The district court applied Illinois law to the plaintiffs’ implied contract claim (because the parties agreed there was no conflict of laws relative to that claim), and denied the motion to dismiss, ruling that the plaintiffs “plausibly alleged the existence of an implied contract obligating [Hy-Vee] to take reasonable measures to protect their private information and to timely notify them of the data breach” and also that plaintiffs “plausibly alleged they would not have entered into transactions with [Hy-Vee] if they had known it would not protect their information.” Id. at *8.
The court dismissed without prejudice (but with leave to amend) the plaintiffs’ breach of contract claims (based on a third-party beneficiary theory), given that the complaint did not identify the contracts allegedly conferring third-party beneficiary status on the respective plaintiffs.

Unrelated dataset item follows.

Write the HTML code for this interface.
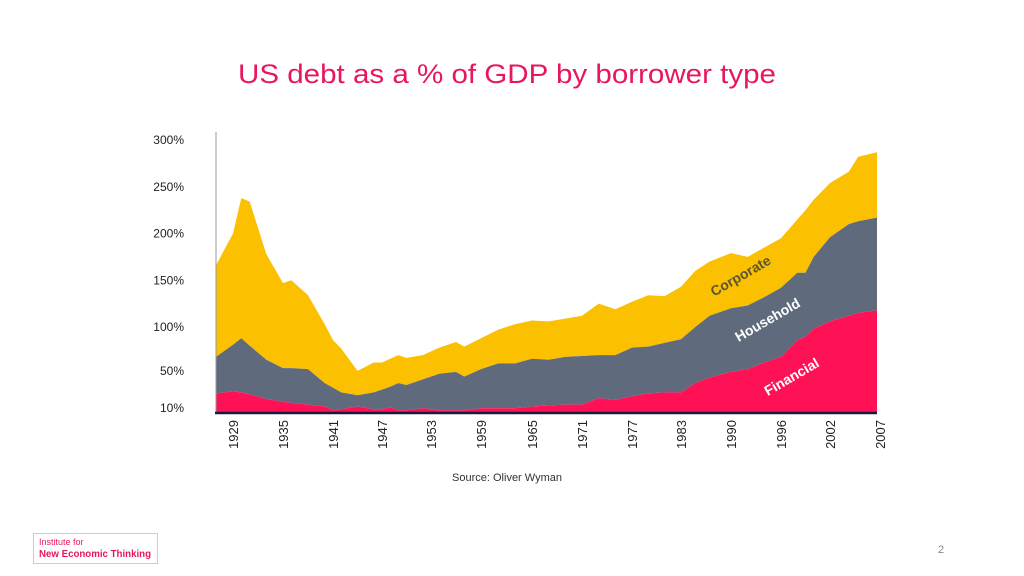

Likewise applying Illinois law to the unjust enrichment claims (because there was no conflict of law relative to that claim), the court dismissed the claim, because plaintiff did not allege “that any specific portion of their payments went toward data protection”; they did not allege “a benefit conferred in exchange for protection of their personal information”; and they did “not allege that the food or gas they received was defective.” Id. at *9.
With the exception of claims for future deception or future harm under the Illinois and Minnesota deceptive trade practices acts, all of the statutory claims survived. The claims for future deception or harm were dismissed because the alleged harm “already occurred” and the plaintiffs were “unlikely to be deceived by a defendant’s misstatements again in the future.” Id. at *15. But the claims for breach of data breach notification statutes survived because those statutes did not clearly preclude a private right of action while the allegations of the complaint were adequate at the pleading stage to state the elements of the various statutory claims for consumer fraud and deceptive trade practices.